-- Begin --
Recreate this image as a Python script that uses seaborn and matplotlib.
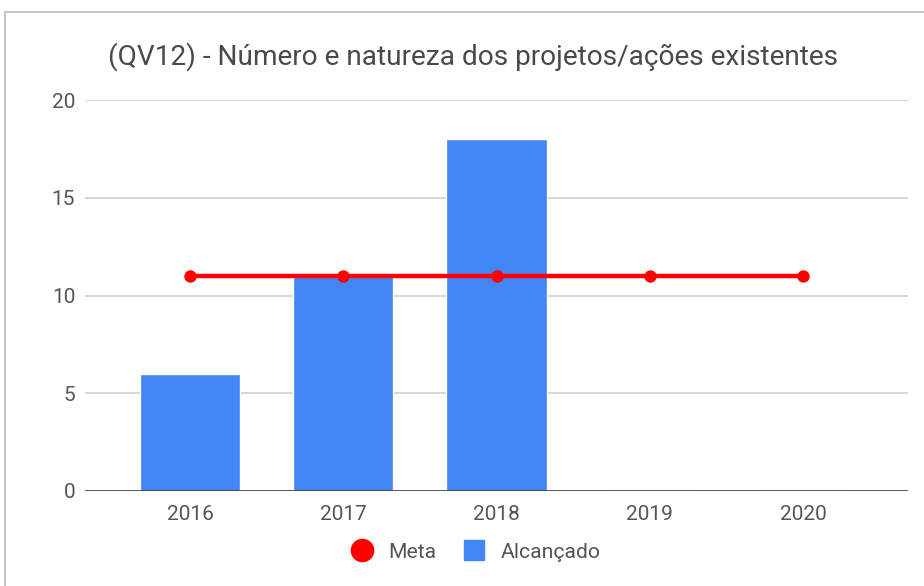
import matplotlib
matplotlib.use("Agg")
import matplotlib.pyplot as plt
from matplotlib.lines import Line2D
from matplotlib.patches import Rectangle
import seaborn as sns
import pandas as pd

anos = ["2016", "2017", "2018", "2019", "2020"]
alcancado = [6, 11, 18, 0, 0]
meta = [11, 11, 11, 11, 11]
titulo = "(QV12) - Número e natureza dos projetos/ações existentes"
yticks = [0, 5, 10, 15, 20]

AZUL = "#4285F4"
VERMELHO = "#FF0000"
TEXTO = "#555555"

sns.set_theme(style="white")
plt.rcParams["font.family"] = ["Roboto", "DejaVu Sans"]

df = pd.DataFrame({"ano": anos, "alcancado": alcancado, "meta": meta})

fig = plt.figure(figsize=(9.24, 5.86), dpi=100)
ax = fig.add_axes([85 / 924, 1 - 491 / 586, (908 - 85) / 924, (491 - 100) / 586])

sns.barplot(data=df, x="ano", y="alcancado", color=AZUL, width=0.654,
            saturation=1, ax=ax, zorder=2)
sns.pointplot(data=df, x="ano", y="meta", color=VERMELHO, markers="o",
              linestyles="-", ax=ax, zorder=4,
              markersize=6.5, linewidth=3.2, errorbar=None)

ax.set_xlim(-0.686, 4.686)
ax.set_ylim(0, 20)
ax.set_yticks(yticks)
ax.set_xlabel("")
ax.set_ylabel("")
for s in ax.spines.values():
    s.set_visible(False)
ax.grid(axis="y", color="#CCCCCC", linewidth=1.1, zorder=0)
ax.grid(axis="x", visible=False)
ax.axhline(0, color="#333333", linewidth=1.8, zorder=3)
ax.tick_params(axis="both", length=0, labelsize=15, labelcolor=TEXTO)
ax.tick_params(axis="y", pad=7)
ax.tick_params(axis="x", pad=10)

fig.text(473 / 924, 1 - 57 / 586, titulo, ha="center", va="center",
         fontsize=20.2, color="#4A4A4A")

handles = [
    Line2D([], [], marker="o", linestyle="none", markersize=16,
           markerfacecolor=VERMELHO, markeredgecolor=VERMELHO),
    Line2D([], [], marker="s", linestyle="none", markersize=14.5,
           markerfacecolor=AZUL, markeredgecolor=AZUL),
]
leg = fig.legend(handles, ["Meta", "Alcançado"], loc="center",
                 bbox_to_anchor=(476 / 924, 1 - 552 / 586), ncol=2,
                 frameon=False, fontsize=15.2, handletextpad=0.75,
                 columnspacing=1.3, handlelength=1.0)
for t in leg.get_texts():
    t.set_color(TEXTO)

fig.patches.append(Rectangle((5 / 924, -0.1), 1.1, 1 - 12 / 586 + 0.1,
                             transform=fig.transFigure, fill=False,
                             edgecolor="#C8C8C8", linewidth=1.5))

fig.savefig("out.png", dpi=100, facecolor="white")
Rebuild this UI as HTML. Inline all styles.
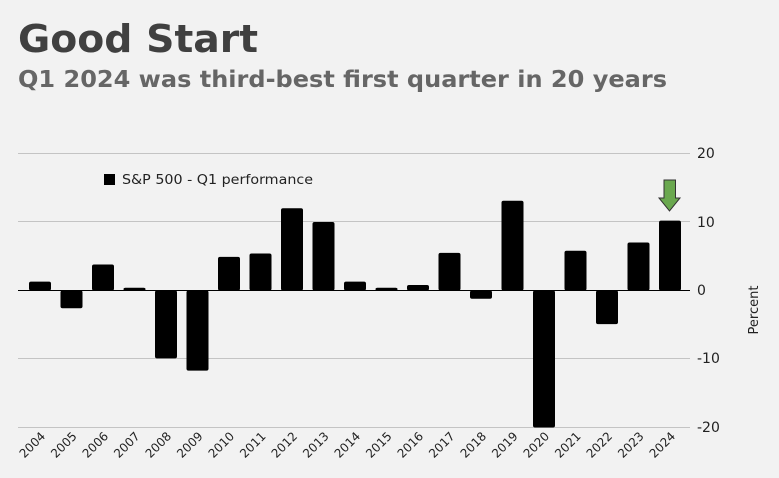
<!DOCTYPE html>
<html><head><style>
body{margin:0;background:#f2f2f2;}
svg{display:block;font-family:"DejaVu Sans","Liberation Sans",sans-serif;}
</style></head><body>
<svg width="779" height="478" viewBox="0 0 779 478">
<rect width="779" height="478" fill="#f2f2f2"/>
<text x="18" y="52" font-size="38" font-weight="bold" fill="#404040" textLength="240" lengthAdjust="spacingAndGlyphs">Good Start</text>
<text x="18" y="87" font-size="23" font-weight="bold" fill="#666" textLength="649" lengthAdjust="spacingAndGlyphs">Q1 2024 was third-best first quarter in 20 years</text>
<g stroke="#c4c4c4" stroke-width="1">
<line x1="18" x2="690" y1="153.5" y2="153.5"/>
<line x1="18" x2="690" y1="221.5" y2="221.5"/>
<line x1="18" x2="690" y1="358.5" y2="358.5"/>
<line x1="18" x2="690" y1="427.5" y2="427.5"/>
</g>
<g font-size="14" fill="#222">
<text x="697" y="158">20</text>
<text x="697" y="227">10</text>
<text x="697" y="295">0</text>
<text x="697" y="363">-10</text>
<text x="697" y="432">-20</text>
</g>
<text transform="translate(758,310) rotate(-90)" font-size="13" fill="#222" text-anchor="middle">Percent</text>
<rect x="104" y="174" width="11" height="11" fill="#000"/>
<text x="122" y="184" font-size="13" fill="#222" textLength="191" lengthAdjust="spacingAndGlyphs">S&amp;P 500 - Q1 performance</text>
<g id="bars" fill="#000"></g>
<line x1="18" x2="690" y1="290.5" y2="290.5" stroke="#000" stroke-width="1"/>
<g id="labels" font-size="12" fill="#222"></g>
<path d="M664,180 L675.5,180 L675.5,198 L680,198 L669.5,211 L659,198 L664,198 Z" fill="#6aa84f" stroke="#333" stroke-width="1"/>
<script>
var v=[1.3,-2.6,3.8,0.4,-9.9,-11.7,4.9,5.4,12.0,10.0,1.3,0.4,0.8,5.5,-1.2,13.1,-20,5.8,-4.9,7.0,10.2];
var b=document.getElementById('bars'),l=document.getElementById('labels'),ns='http://www.w3.org/2000/svg';
for(var i=0;i<21;i++){
 var cx=40+i*31.5,y0=290.5,h=v[i]*6.85;
 var r=document.createElementNS(ns,'rect');
 r.setAttribute('x',cx-11);r.setAttribute('width',22);
 r.setAttribute('y',h>0?y0-h:y0);r.setAttribute('height',Math.abs(h));
 r.setAttribute('rx',2);b.appendChild(r);
 var t=document.createElementNS(ns,'text');
 t.setAttribute('text-anchor','end');
 t.setAttribute('transform','translate('+(cx+6)+',437) rotate(-45)');
 t.textContent=2004+i;l.appendChild(t);
}
</script>
</svg>
</body></html>
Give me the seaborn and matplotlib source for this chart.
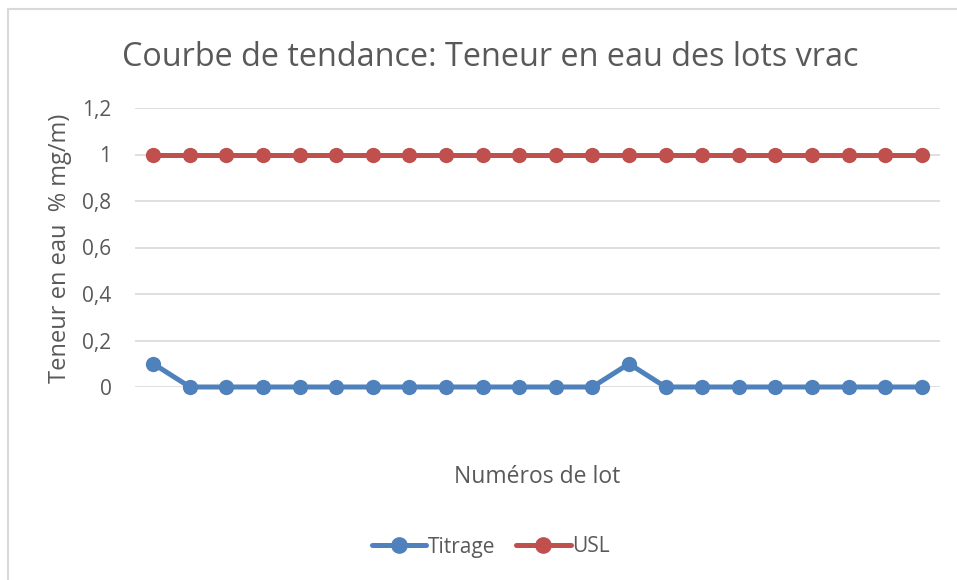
-- End --
Problem to solve: Please repeat the entries exactly. Do not include the pictures.

Response to this exercise:
Recreate this image as a Python script that uses seaborn and matplotlib.
import matplotlib
matplotlib.use("Agg")
import matplotlib.pyplot as plt
from matplotlib.lines import Line2D
from matplotlib.patches import Rectangle
import seaborn as sns
import pandas as pd

anos = ["2016", "2017", "2018", "2019", "2020"]
alcancado = [6, 11, 18, 0, 0]
meta = [11, 11, 11, 11, 11]
titulo = "(QV12) - Número e natureza dos projetos/ações existentes"
yticks = [0, 5, 10, 15, 20]

AZUL = "#4285F4"
VERMELHO = "#FF0000"
TEXTO = "#555555"

sns.set_theme(style="white")
plt.rcParams["font.family"] = ["Roboto", "DejaVu Sans"]

df = pd.DataFrame({"ano": anos, "alcancado": alcancado, "meta": meta})

fig = plt.figure(figsize=(9.24, 5.86), dpi=100)
ax = fig.add_axes([85 / 924, 1 - 491 / 586, (908 - 85) / 924, (491 - 100) / 586])

sns.barplot(data=df, x="ano", y="alcancado", color=AZUL, width=0.654,
            saturation=1, ax=ax, zorder=2)
sns.pointplot(data=df, x="ano", y="meta", color=VERMELHO, markers="o",
              linestyles="-", ax=ax, zorder=4,
              markersize=6.5, linewidth=3.2, errorbar=None)

ax.set_xlim(-0.686, 4.686)
ax.set_ylim(0, 20)
ax.set_yticks(yticks)
ax.set_xlabel("")
ax.set_ylabel("")
for s in ax.spines.values():
    s.set_visible(False)
ax.grid(axis="y", color="#CCCCCC", linewidth=1.1, zorder=0)
ax.grid(axis="x", visible=False)
ax.axhline(0, color="#333333", linewidth=1.8, zorder=3)
ax.tick_params(axis="both", length=0, labelsize=15, labelcolor=TEXTO)
ax.tick_params(axis="y", pad=7)
ax.tick_params(axis="x", pad=10)

fig.text(473 / 924, 1 - 57 / 586, titulo, ha="center", va="center",
         fontsize=20.2, color="#4A4A4A")

handles = [
    Line2D([], [], marker="o", linestyle="none", markersize=16,
           markerfacecolor=VERMELHO, markeredgecolor=VERMELHO),
    Line2D([], [], marker="s", linestyle="none", markersize=14.5,
           markerfacecolor=AZUL, markeredgecolor=AZUL),
]
leg = fig.legend(handles, ["Meta", "Alcançado"], loc="center",
                 bbox_to_anchor=(476 / 924, 1 - 552 / 586), ncol=2,
                 frameon=False, fontsize=15.2, handletextpad=0.75,
                 columnspacing=1.3, handlelength=1.0)
for t in leg.get_texts():
    t.set_color(TEXTO)

fig.patches.append(Rectangle((5 / 924, -0.1), 1.1, 1 - 12 / 586 + 0.1,
                             transform=fig.transFigure, fill=False,
                             edgecolor="#C8C8C8", linewidth=1.5))

fig.savefig("out.png", dpi=100, facecolor="white")
Rebuild this UI as HTML. Inline all styles.
<!DOCTYPE html>
<html><head><style>
body{margin:0;background:#f2f2f2;}
svg{display:block;font-family:"DejaVu Sans","Liberation Sans",sans-serif;}
</style></head><body>
<svg width="779" height="478" viewBox="0 0 779 478">
<rect width="779" height="478" fill="#f2f2f2"/>
<text x="18" y="52" font-size="38" font-weight="bold" fill="#404040" textLength="240" lengthAdjust="spacingAndGlyphs">Good Start</text>
<text x="18" y="87" font-size="23" font-weight="bold" fill="#666" textLength="649" lengthAdjust="spacingAndGlyphs">Q1 2024 was third-best first quarter in 20 years</text>
<g stroke="#c4c4c4" stroke-width="1">
<line x1="18" x2="690" y1="153.5" y2="153.5"/>
<line x1="18" x2="690" y1="221.5" y2="221.5"/>
<line x1="18" x2="690" y1="358.5" y2="358.5"/>
<line x1="18" x2="690" y1="427.5" y2="427.5"/>
</g>
<g font-size="14" fill="#222">
<text x="697" y="158">20</text>
<text x="697" y="227">10</text>
<text x="697" y="295">0</text>
<text x="697" y="363">-10</text>
<text x="697" y="432">-20</text>
</g>
<text transform="translate(758,310) rotate(-90)" font-size="13" fill="#222" text-anchor="middle">Percent</text>
<rect x="104" y="174" width="11" height="11" fill="#000"/>
<text x="122" y="184" font-size="13" fill="#222" textLength="191" lengthAdjust="spacingAndGlyphs">S&amp;P 500 - Q1 performance</text>
<g id="bars" fill="#000"></g>
<line x1="18" x2="690" y1="290.5" y2="290.5" stroke="#000" stroke-width="1"/>
<g id="labels" font-size="12" fill="#222"></g>
<path d="M664,180 L675.5,180 L675.5,198 L680,198 L669.5,211 L659,198 L664,198 Z" fill="#6aa84f" stroke="#333" stroke-width="1"/>
<script>
var v=[1.3,-2.6,3.8,0.4,-9.9,-11.7,4.9,5.4,12.0,10.0,1.3,0.4,0.8,5.5,-1.2,13.1,-20,5.8,-4.9,7.0,10.2];
var b=document.getElementById('bars'),l=document.getElementById('labels'),ns='http://www.w3.org/2000/svg';
for(var i=0;i<21;i++){
 var cx=40+i*31.5,y0=290.5,h=v[i]*6.85;
 var r=document.createElementNS(ns,'rect');
 r.setAttribute('x',cx-11);r.setAttribute('width',22);
 r.setAttribute('y',h>0?y0-h:y0);r.setAttribute('height',Math.abs(h));
 r.setAttribute('rx',2);b.appendChild(r);
 var t=document.createElementNS(ns,'text');
 t.setAttribute('text-anchor','end');
 t.setAttribute('transform','translate('+(cx+6)+',437) rotate(-45)');
 t.textContent=2004+i;l.appendChild(t);
}
</script>
</svg>
</body></html>
Give me the seaborn and matplotlib source for this chart.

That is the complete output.